Nesse mesmo dia, Manuel foi buscar o documento e assim conseguiu regressar a Portugal no dia 4 de maio. "A partir daí, estive em todos os 1.º de Maio", orgulha-se, sublinhando a importância de a população continuar a sair a rua.
Ao seu lado está Fernando Maciel. Para o ex-jornalista de 79 anos, a importância do feriado nacional é equivalente à "importância do povo português". "É preciso lembrar a toda a gente que o 1.º de Maio é a luta dos trabalhadores para o seu bem pessoal, e contra o fascismo e capitalismo", resume.
Tantas décadas depois, as reivindicações da época mantêm-se "atualíssimas", considera. "Veja qual é o salário mínimo hoje em dia. Um casal jovem, como é que faz para pagar a casa, o carro, a creche dos meninos e para se alimentar?", questiona Fernando, concedendo, com a sua voz radiofónica, a necessária inquietação ao tema.
Jovens criticam difícil acesso à habitação
Nesse momento, um grupo de jovens arquitetos desce a Avenida dos Aliados. Entre eles, José Girão, de 29 anos. "Acho que estamos a ser privados dos nossos direitos mais básicos. Estamos a dar o fruto do nosso trabalho sem ter nada em troca: não temos casa para morar, não recebemos salários condignamente em relação ao nosso tempo de trabalho e às horas que damos às empresas. Esses problemas acumulam-se e acompanham-nos ao longo da vida", revolta-se. Por tudo isso, e uma vez que todas estas questões "não são respondidas nem pela classe política, nem pelos empregadores", José diz ver-se "obrigado" a marcar presença em manifestações como a desta tarde.
O futuro da geração, perspetiva, será "mau": "Não temos dinheiro para pagar uma renda nem sentimos segurança. Sou arquiteto e sinto que o teto sobre a minha cabeça é uma coisa incerta. Encontrar uma casa para arrendar é um desafio, comprar é uma tarefa quase hercúlea".
Para o jovem arquiteto, a importância do 1.º de Maio vai perdurar. "Há 50 anos que assim é e acho que isso não vai mudar", critica.
"Esta não é uma luta de velhos: é de novos e de todos"
Também Dores Cunha, de 61 anos, reconhece a importância de os mais jovens saírem à rua: "Porque esta luta é dos trabalhadores. Ainda hoje pediam, para 2030, 1750 euros de salário mínimo. Em França, hoje, o salário mínimo está em 1800 euros e já estão a pedir, para este ano, dois mil euros. Está a ver a diferença? Temos todos de sair à rua. Se uns podem, porque é que nós não podemos? É importante.
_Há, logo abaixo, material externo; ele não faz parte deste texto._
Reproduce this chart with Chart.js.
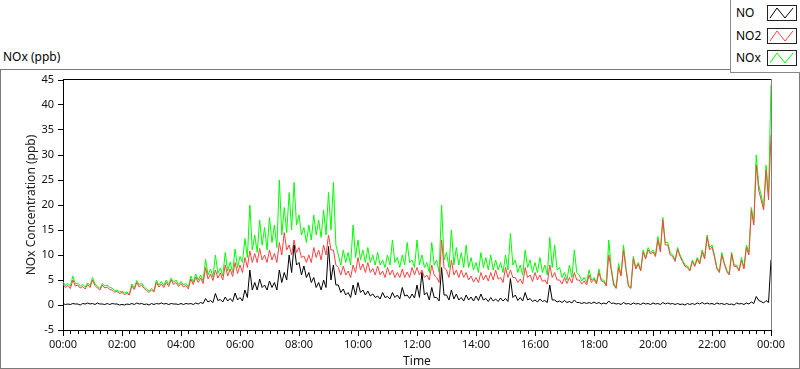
<!DOCTYPE html>
<html>
<head>
<meta charset="utf-8">
<script src="https://cdn.jsdelivr.net/npm/chart.js@4.4.1/dist/chart.umd.min.js"></script>
<style>
  body { margin: 0; width: 800px; height: 369px; position: relative; background: #fff; overflow: hidden; font-family: 'Noto Sans', sans-serif; }
  #title { position: absolute; left: 3px; top: 48px; font-size: 12px; color: #000; }
  #chart { position: absolute; left: 0; top: 69px; }
  #frame { position: absolute; left: 0; top: 69px; width: 800px; height: 300px; box-sizing: border-box; border: 1px solid #7a7a7a; pointer-events: none; }
  #legend { position: absolute; left: 730px; top: -1px; width: 71px; height: 74px; box-sizing: border-box; border: 1px solid #8a8a8a; background: #fff; }
  .item { position: absolute; left: 0; width: 70px; height: 16px; font-size: 12px; line-height: 16px; }
  .item span { position: absolute; left: 5px; top: 0; }
  .item svg { position: absolute; left: 36px; top: 0; }
</style>
</head>
<body>
<div id="title">NOx (ppb)</div>
<canvas id="chart" width="800" height="300"></canvas>
<div id="frame"></div>
<div id="legend"></div>
<script>
// 10-minute samples from 00:00 to 24:00 (peaks), plus the dip read between each pair
const hours = [];
for (let i = 0; i <= 144; i++) hours.push(i / 6);

const noValues = [
  0.3,0.2,0.3,0.2,0.3,0.4,0.3,0.4,0.2,0.3,0.3,0.2,0.1,0.2,0.3,0.4,0.3,0.2,0.3,0.3,
  0.4,0.3,0.3,0.2,0.3,0.3,0.3,0.4,0.5,1.3,0.9,2.3,1.1,1.6,1.3,2.4,
  1.5,3.0,7.0,4.5,5.2,4.0,4.8,4.5,7.0,6.5,10.0,12.0,8.5,7.8,6.5,5.5,4.5,5.0,11.7,8.0,
  4.0,3.2,2.5,4.0,4.5,3.0,2.8,2.2,1.8,2.5,1.7,2.5,2.0,3.5,2.0,2.2,
  4.0,6.5,2.5,3.5,1.5,7.5,2.0,3.0,2.2,1.5,2.0,1.6,1.8,2.2,1.3,1.5,1.2,1.4,1.3,5.3,
  2.0,1.5,2.5,1.3,1.0,1.2,0.9,4.0,1.0,0.8,0.9,0.7,1.0,0.5,0.5,0.5,
  0.6,0.5,0.4,0.8,0.4,0.3,0.5,0.3,0.4,0.3,0.4,0.3,0.4,0.3,0.5,0.4,0.3,0.3,0.2,0.3,
  0.3,0.4,0.5,0.4,0.3,0.4,0.3,0.3,0.2,0.4,0.3,0.4,0.6,1.7,0.7,0.9,9.0
];
const noLows = [
  0.1,0.1,0.2,0.0,0.2,0.2,0.1,0.2,0.1,0.1,0.2,0.0,0.0,0.1,0.1,0.2,0.1,0.0,0.1,0.2,
  0.2,0.1,0.2,0.1,0.1,0.2,0.1,0.2,0.3,0.6,0.5,0.9,0.6,0.8,0.7,1.0,
  0.8,1.5,3.0,3.0,3.5,3.0,3.5,3.0,4.5,5.0,6.5,8.0,6.0,5.5,4.5,3.5,3.0,3.5,5.0,4.0,
  2.5,2.0,1.5,2.0,2.5,2.0,1.8,1.5,1.2,1.5,1.2,1.5,1.2,1.8,1.3,1.4,
  1.5,2.0,1.0,1.5,0.8,2.0,1.0,1.2,1.0,0.8,1.0,0.8,0.9,1.0,0.7,0.8,0.7,0.8,0.7,1.5,
  0.9,0.8,1.0,0.7,0.6,0.7,0.5,1.0,0.6,0.5,0.5,0.4,0.5,0.3,0.3,0.3,
  0.3,0.2,0.2,0.3,0.2,0.1,0.2,0.1,0.2,0.1,0.2,0.1,0.2,0.1,0.2,0.2,0.1,0.1,0.0,0.1,
  0.1,0.2,0.2,0.2,0.1,0.2,0.1,0.1,0.0,0.2,0.1,0.2,0.3,0.9,0.4,0.5
];
const no2Values = [
  4.2,3.9,5.0,4.0,3.7,4.1,5.0,3.4,4.0,3.6,3.0,2.7,2.5,2.3,3.8,4.5,4.0,2.9,3.0,4.5,
  4.2,4.5,5.0,4.5,4.3,3.9,5.2,5.6,5.4,7.5,6.2,7.0,6.4,8.0,7.2,8.5,
  8.0,9.5,10.8,10.3,11.3,10.0,11.0,10.3,12.5,14.5,12.0,13.0,11.5,9.8,10.0,11.5,11.0,12.0,14.0,11.0,
  7.5,7.8,6.8,8.0,9.5,8.2,8.5,7.3,7.8,6.8,7.5,7.0,6.5,7.2,6.6,7.5,
  7.5,7.0,6.0,8.0,5.5,13.0,7.0,9.0,7.0,7.0,6.5,5.8,5.5,6.5,6.0,6.5,7.0,5.5,7.5,7.0,
  5.5,5.2,7.5,6.0,6.5,6.0,5.0,8.0,6.5,5.0,5.5,5.5,6.5,5.0,4.8,6.0,
  5.2,6.5,4.6,10.0,4.0,7.5,11.0,3.7,9.3,8.2,10.6,11.0,10.6,13.0,17.0,12.0,9.7,11.2,8.7,7.5,
  8.7,9.2,10.6,13.6,11.6,7.2,10.0,6.7,10.2,7.7,9.0,11.5,19.0,28.0,21.0,27.0,34.0
];
const no2Lows = [
  3.5,3.3,3.8,3.4,3.2,3.5,3.9,3.0,3.4,3.1,2.6,2.3,2.1,2.0,3.1,3.6,3.3,2.5,2.6,3.6,
  3.5,3.7,4.1,3.7,3.6,3.2,4.1,4.5,4.3,5.2,4.9,5.4,5.0,5.8,5.7,6.3,
  6.5,7.5,8.5,8.5,9.0,8.5,9.0,8.5,10.0,11.0,10.0,10.5,9.5,8.5,8.5,9.5,9.0,10.0,11.0,8.0,
  6.0,6.0,5.5,6.5,7.0,6.5,6.5,6.0,6.0,5.5,6.0,5.5,5.5,5.5,5.5,6.0,
  6.0,5.5,5.0,6.0,4.5,7.5,5.5,6.0,5.5,5.5,5.0,4.6,4.5,5.0,4.8,5.0,5.2,4.5,5.5,5.5,
  4.5,4.2,5.5,4.7,5.0,4.7,4.2,5.5,5.0,4.2,4.3,4.4,5.0,4.2,4.0,4.5,
  4.2,4.8,3.8,7.0,3.3,5.8,7.2,3.3,7.2,6.8,9.2,10.2,9.7,10.6,12.0,10.0,8.7,9.7,7.7,6.8,
  7.7,8.2,9.2,11.0,9.6,6.5,8.2,6.0,7.7,6.8,7.2,10.0,16.0,23.0,19.0,21.0
];
const noxValues = [
  4.6,4.3,5.8,4.4,4.1,4.4,5.5,3.8,4.3,4.0,3.4,3.0,2.8,2.6,4.2,4.9,4.4,3.2,3.3,5.0,
  4.7,5.0,5.4,5.0,4.7,4.3,5.8,6.2,6.0,9.1,7.2,10.0,7.4,10.5,8.6,11.2,
  9.7,13.3,20.0,14.0,17.0,15.5,17.5,16.0,25.0,19.5,22.5,24.5,18.0,15.5,16.0,18.0,17.0,19.0,22.5,24.5,
  10.0,11.0,10.5,16.0,13.0,11.0,11.5,10.0,10.5,9.0,10.0,13.0,9.5,10.0,12.5,9.0,
  13.0,10.0,8.5,12.5,9.0,20.0,10.5,15.0,11.5,10.5,12.0,9.5,8.5,10.5,9.5,10.0,9.0,8.5,10.0,14.3,
  9.0,8.0,11.0,9.0,8.5,9.5,8.0,13.5,12.0,7.5,6.5,8.0,11.0,6.0,5.5,7.0,
  5.5,7.2,5.0,13.0,4.5,8.3,12.0,4.0,9.7,8.5,11.0,11.5,11.0,13.7,17.5,12.5,10.0,11.5,9.0,7.8,
  9.0,9.5,11.0,14.0,12.0,7.5,10.5,7.0,10.5,8.0,9.5,12.0,19.5,30.0,22.0,28.0,44.0
];
const noxLows = [
  3.9,3.8,4.2,3.8,3.6,3.9,4.2,3.3,3.8,3.5,2.9,2.6,2.4,2.2,3.4,4.0,3.7,2.8,2.9,4.0,
  3.9,4.1,4.5,4.1,4.0,3.6,4.6,5.0,4.8,6.0,5.6,6.3,5.8,6.8,6.5,7.5,
  8.5,9.5,11.0,10.5,12.0,11.0,12.5,11.5,14.0,14.5,15.0,16.0,14.0,12.5,13.0,14.0,13.5,14.0,15.0,12.0,
  8.0,8.5,8.0,9.5,9.0,8.5,8.5,8.0,8.0,7.5,8.0,8.5,7.5,8.0,8.5,7.5,
  8.0,7.5,6.5,8.0,6.5,9.0,7.5,8.0,8.0,7.5,7.5,7.0,6.5,7.5,7.0,7.0,7.0,6.5,7.0,8.0,
  6.5,6.0,7.5,6.5,6.5,6.5,6.0,7.5,7.0,5.5,5.0,5.5,6.5,4.8,4.5,5.0,
  4.5,5.0,4.0,7.5,3.5,6.0,7.5,3.5,7.5,7.0,9.5,10.5,10.0,11.0,12.5,10.5,9.0,10.0,8.0,7.0,
  8.0,8.5,9.5,11.5,10.0,6.8,8.5,6.3,8.0,7.0,7.5,10.5,16.5,24.0,19.5,22.0
];

const seriesNames = ['NO', 'NO2', 'NOx'];
const seriesColors = ['#000000', '#ff4040', '#00ff00'];
const seriesValues = [noValues, no2Values, noxValues];
const seriesLows = [noLows, no2Lows, noxLows];

// peak at each 10-minute mark, dip halfway to the next one
function toPoints(peaks, lows) {
  const pts = [];
  hours.forEach((h, k) => {
    pts.push({ x: h, y: peaks[k] });
    if (k < lows.length) pts.push({ x: h + 1 / 12, y: lows[k] });
  });
  return pts;
}

// legend box like the LabVIEW plot legend
const legend = document.getElementById('legend');
seriesNames.forEach((name, i) => {
  const row = document.createElement('div');
  row.className = 'item';
  row.style.top = (5 + i * 22.5) + 'px';
  row.innerHTML = '<span>' + name + '</span>' +
    '<svg width="30" height="16"><rect x="0.5" y="0.5" width="29" height="15" fill="#fff" stroke="#222"/>' +
    '<polyline points="3,13 10,3 18,13 26,3" fill="none" stroke="' + seriesColors[i] + '" stroke-width="1"/></svg>';
  legend.appendChild(row);
});

const plotFrame = {
  id: 'plotFrame',
  afterDraw(chart) {
    const { ctx, chartArea: a } = chart;
    const x = chart.scales.x;
    ctx.save();
    ctx.lineWidth = 1;
    ctx.strokeStyle = '#000';
    ctx.beginPath();
    ctx.moveTo(a.left, a.top - 0.5);
    ctx.lineTo(a.right, a.top - 0.5);
    ctx.stroke();
    ctx.strokeStyle = '#808080';
    ctx.beginPath();
    ctx.moveTo(a.right + 0.5, a.top - 1);
    ctx.lineTo(a.right + 0.5, a.bottom);
    ctx.stroke();
    // minor ticks every 15 minutes
    ctx.strokeStyle = '#000';
    ctx.beginPath();
    for (let q = 0; q <= 96; q++) {
      if (q % 8 === 0) continue;
      const px = Math.round(x.getPixelForValue(q / 4)) + 0.5;
      ctx.moveTo(px, a.bottom);
      ctx.lineTo(px, a.bottom + 4);
    }
    ctx.stroke();
    ctx.restore();
  }
};

const tickFont = { family: "'Noto Sans', sans-serif", size: 11 };
const titleFont = { family: "'Noto Sans', sans-serif", size: 12 };

new Chart(document.getElementById('chart'), {
  type: 'line',
  data: {
    datasets: seriesNames.map((name, i) => ({
      label: name,
      data: toPoints(seriesValues[i], seriesLows[i]),
      borderColor: seriesColors[i],
      borderWidth: 1,
      pointRadius: 0,
      tension: 0,
      fill: false
    }))
  },
  options: {
    responsive: false,
    animation: false,
    events: [],
    layout: { padding: { left: 0, right: 29, top: 11, bottom: 0 } },
    plugins: { legend: { display: false }, tooltip: { enabled: false } },
    scales: {
      x: {
        type: 'linear',
        min: 0,
        max: 24,
        afterFit: s => { s.height = 39; },
        border: { color: '#000' },
        grid: { drawOnChartArea: false, tickLength: 6, color: '#000' },
        ticks: {
          stepSize: 2,
          maxRotation: 0,
          padding: 2,
          color: '#111',
          font: tickFont,
          callback: v => String(v % 24).padStart(2, '0') + ':00'
        },
        title: { display: true, text: 'Time', color: '#111', font: titleFont, padding: { top: 0, bottom: 0 } }
      },
      y: {
        min: -5,
        max: 45,
        afterFit: s => { s.width = 63; },
        border: { color: '#000' },
        grid: { drawOnChartArea: false, tickLength: 5, color: '#000' },
        ticks: { stepSize: 5, padding: 4, color: '#111', font: tickFont },
        title: { display: true, text: 'NOx Concentration (ppb)', color: '#222', font: titleFont, padding: { top: 24, bottom: 0 } }
      }
    }
  },
  plugins: [plotFrame]
});
</script>
</body>
</html>
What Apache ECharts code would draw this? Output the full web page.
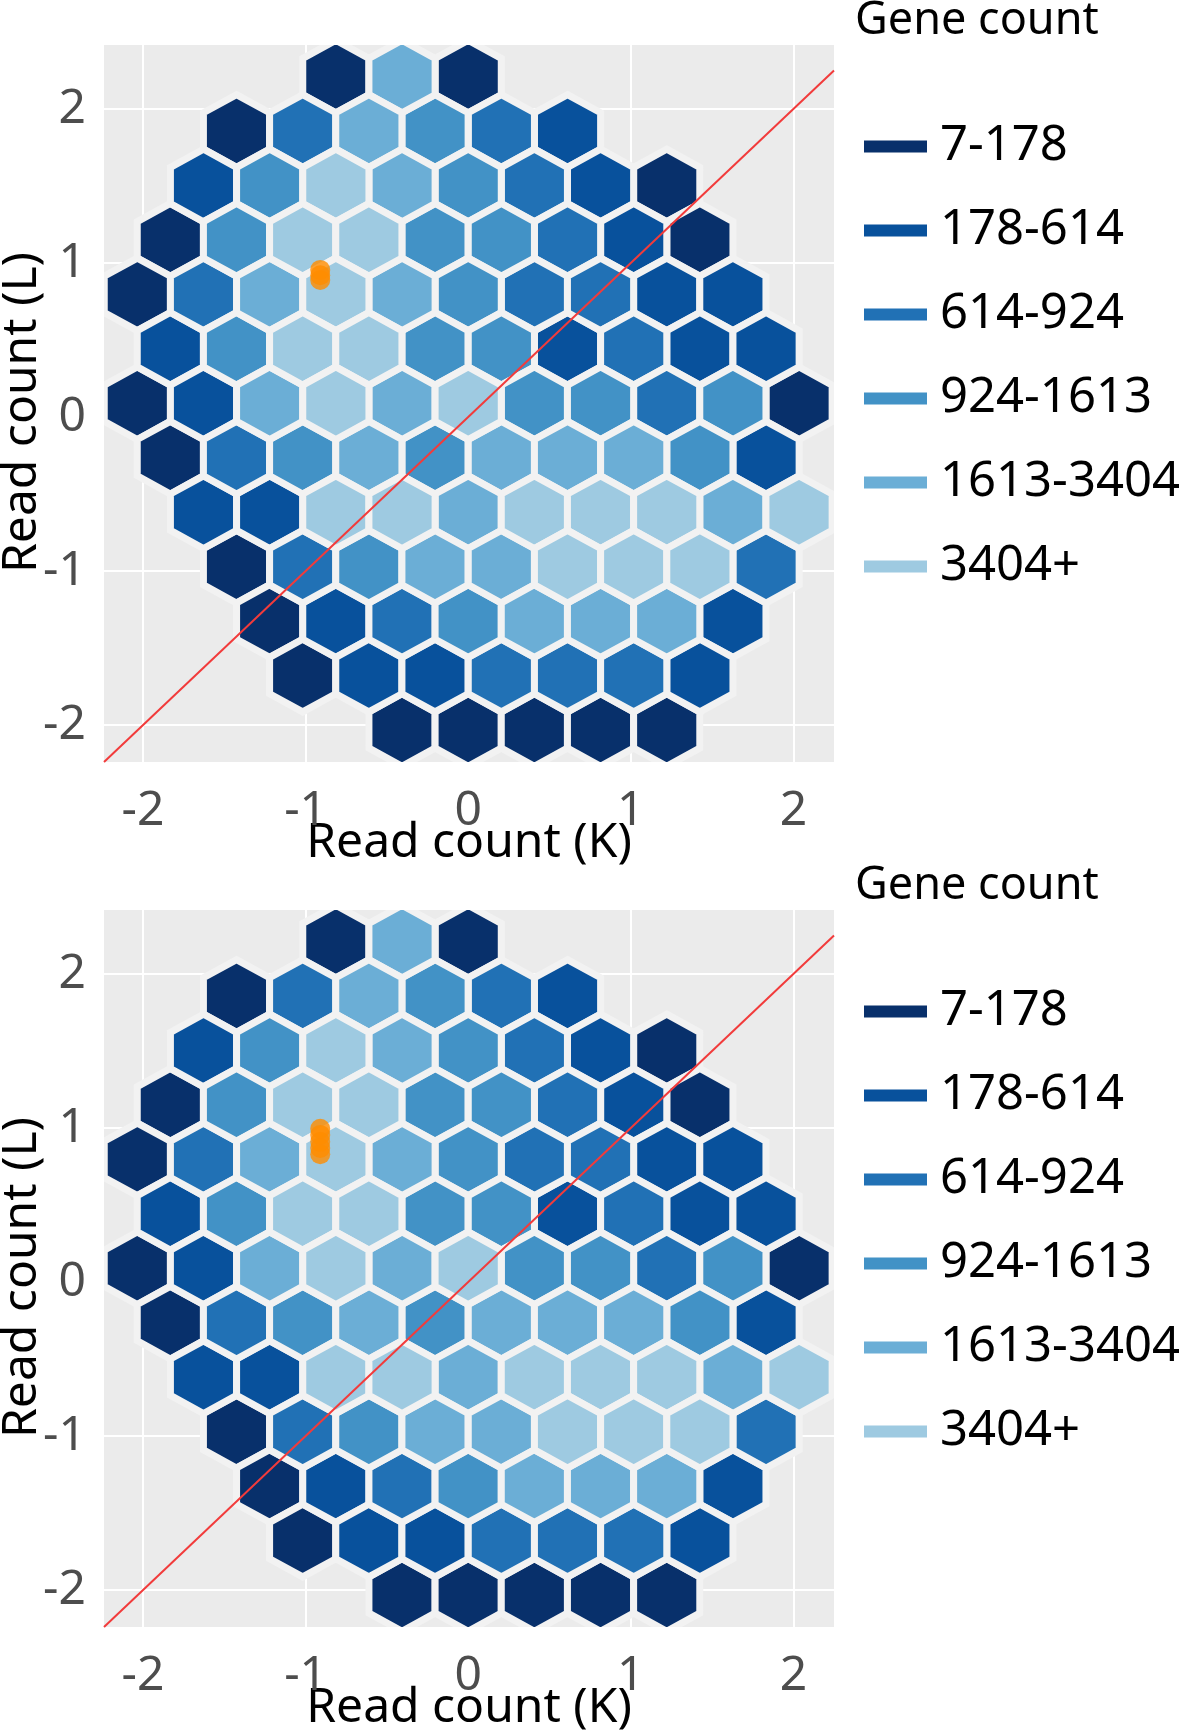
<!DOCTYPE html>
<html><head><meta charset="utf-8">
<script src="https://cdn.jsdelivr.net/npm/echarts@6/dist/echarts.min.js"></script>
<style>html,body{margin:0;padding:0;background:#fff}#c{width:1179px;height:1730px}</style>
</head><body><div id="c"></div>
<script>
// ---- data ----
const geneClasses = ['7-178', '178-614', '614-924', '924-1613', '1613-3404', '3404+'];
const classColors = ['#08306b', '#08519c', '#2171b5', '#4292c6', '#6baed6', '#9ecae1'];
// hexbin centre positions (Read count K) on the bin lattice
const binCentersX = [-2.035, -1.832, -1.628, -1.425, -1.221, -1.018, -0.814, -0.611, -0.407, -0.204, 0,
                     0.204, 0.407, 0.611, 0.814, 1.018, 1.221, 1.425, 1.628, 1.832, 2.035];
// hexbin row centres (Read count L), top to bottom
const rowCentersY = [2.210, 1.857, 1.503, 1.150, 0.796, 0.443, 0.089, -0.264, -0.618, -0.972, -1.325, -1.679, -2.032];
// index into binCentersX of the first filled bin of each row (bins step by 2)
const rowFirstBin = [6, 3, 2, 1, 0, 1, 0, 1, 2, 3, 4, 5, 8];
// gene-count class (1..6) of each filled bin, left to right
const rowClasses = [
  [1, 5, 1],
  [1, 3, 5, 4, 3, 2],
  [2, 4, 6, 5, 4, 3, 2, 1],
  [1, 4, 6, 6, 4, 4, 3, 2, 1],
  [1, 3, 5, 6, 5, 4, 3, 3, 2, 2],
  [2, 4, 6, 6, 4, 4, 2, 3, 2, 2],
  [1, 2, 5, 6, 5, 6, 4, 4, 3, 4, 1],
  [1, 3, 4, 5, 4, 5, 5, 5, 4, 2],
  [2, 2, 6, 6, 5, 6, 6, 6, 5, 6],
  [1, 3, 4, 5, 5, 6, 6, 6, 3],
  [1, 2, 3, 4, 5, 5, 5, 2],
  [1, 2, 2, 3, 3, 3, 2],
  [1, 1, 1, 1, 1]
];
const tickValues = [-2, -1, 0, 1, 2];
const identityLine = [-2.24, 2.25];
const highlightX = -0.91;
const highlightYTop = [0.89, 0.92, 0.955];
const highlightYBottom = [0.83, 0.87, 0.91, 0.955, 0.995];

// ---- geometry / style ----
const HEX_A = 0.2035;   // half bin width (x units)
const HEX_R = 0.2357;   // hex circumradius (y units)
const FONT = 'Noto Sans';
const PANEL_OFF = 865;

function hexDataFor(cls) {
  const out = [];
  rowClasses.forEach((row, r) => {
    row.forEach((c, i) => {
      if (c - 1 === cls) out.push([binCentersX[rowFirstBin[r] + 2 * i], rowCentersY[r]]);
    });
  });
  return out;
}

function makeRender(color) {
  return function (params, api) {
    const cx = api.value(0), cy = api.value(1);
    const pts = [[cx, cy + HEX_R], [cx + HEX_A, cy + HEX_R / 2], [cx + HEX_A, cy - HEX_R / 2],
                 [cx, cy - HEX_R], [cx - HEX_A, cy - HEX_R / 2], [cx - HEX_A, cy + HEX_R / 2]].map(p => api.coord(p));
    return { type: 'polygon', shape: { points: pts }, style: { fill: color, stroke: '#f2f2f2', lineWidth: 7 } };
  };
}

const grids = [], xAxes = [], yAxes = [], legends = [], titles = [], series = [];
[0, 1].forEach(p => {
  const off = p * PANEL_OFF;
  grids.push({ left: 104, top: 45 + off, width: 730, height: 717, show: true, backgroundColor: '#ebebeb',
    borderWidth: 0, containLabel: false, outerBoundsMode: 'none' });
  xAxes.push({
    type: 'value', gridIndex: p, min: -2.24, max: 2.25, minInterval: 1, maxInterval: 1,
    axisLine: { show: false },
    axisTick: { show: true, length: 8, customValues: tickValues, lineStyle: { color: '#333', width: 2 } },
    axisLabel: { customValues: tickValues, fontSize: 48, color: '#4d4d4d', margin: 25, fontFamily: FONT },
    splitLine: { show: true, lineStyle: { color: '#ffffff', width: 2 } },
    name: 'Read count (K)', nameLocation: 'middle', nameGap: 57, nameMoveOverlap: false,
    nameTextStyle: { fontSize: 48, color: '#000', fontFamily: FONT }
  });
  yAxes.push({
    type: 'value', gridIndex: p, min: -2.24, max: 2.415, minInterval: 1, maxInterval: 1,
    axisLine: { show: false },
    axisTick: { show: true, length: 8, customValues: tickValues, lineStyle: { color: '#333', width: 2 } },
    axisLabel: { customValues: tickValues, fontSize: 48, color: '#4d4d4d', margin: 18, fontFamily: FONT },
    splitLine: { show: true, lineStyle: { color: '#ffffff', width: 2 } },
    name: 'Read count (L)', nameLocation: 'middle', nameGap: 58, nameRotate: 90, nameMoveOverlap: false,
    nameTextStyle: { fontSize: 48, color: '#000', fontFamily: FONT, padding: [0, 18, 0, 0] }
  });
  titles.push({ text: 'Gene count', left: 855, top: off - 1, padding: 0,
    textStyle: { fontSize: 45, fontWeight: 'normal', color: '#000', fontFamily: FONT } });
  legends.push({
    orient: 'vertical', left: 864, top: 122 + off, padding: 0, itemWidth: 63, itemHeight: 12, itemGap: 35,
    icon: 'rect', selectedMode: false, data: geneClasses,
    textStyle: { fontSize: 49, lineHeight: 49, color: '#000', fontFamily: FONT, padding: [0, 0, 0, 8] }
  });
  geneClasses.forEach((name, k) => {
    series.push({
      type: 'custom', name: name, xAxisIndex: p, yAxisIndex: p, clip: true, z: 2,
      itemStyle: { color: classColors[k] },
      renderItem: makeRender(classColors[k]),
      data: hexDataFor(k)
    });
  });
  series.push({
    type: 'line', xAxisIndex: p, yAxisIndex: p, z: 3, showSymbol: false, silent: true,
    lineStyle: { color: '#f23b3b', width: 2 },
    data: identityLine.map(v => [v, v])
  });
  series.push({
    type: 'scatter', xAxisIndex: p, yAxisIndex: p, z: 4, symbolSize: 20, silent: true,
    itemStyle: { color: '#ff8c00' },
    data: (p === 0 ? highlightYTop : highlightYBottom).map(y => [highlightX, y])
  });
});

const chart = echarts.init(document.getElementById('c'), null, { renderer: 'canvas' });
chart.setOption({
  animation: false,
  backgroundColor: '#ffffff',
  textStyle: { fontFamily: FONT },
  title: titles, legend: legends, grid: grids, xAxis: xAxes, yAxis: yAxes, series: series
});
</script></body></html>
A luta é na rua e é o povo que manda".
O diagnóstico atual do mundo dos trabalhadores é facilmente traçado por Rita Barros: "Os anos passam, o poder de compra diminui e os nossos direitos enquanto trabalhadores, - em todas as áreas -, acabam sempre por nos ser retirados, de uma maneira ou de outra".
Rita fala com o JN enquanto sobe a Rua de Passos Manuel, sublinhando a importância de "estar presente" naquela manifestação para mostrar "que ninguém nos toma por parvos". "Agora Portugal parece um país de serviços. Somos cada vez mais um país de hotelaria e temos imigrantes escravos. Todos ganhamos menos à medida que o anos passam, por isso todos nós temos de lutar por melhores condições de trabalho e de vida".
Esta luta, garante Rita, de 33 anos, "não é uma luta de velhos: é de novos e de todos".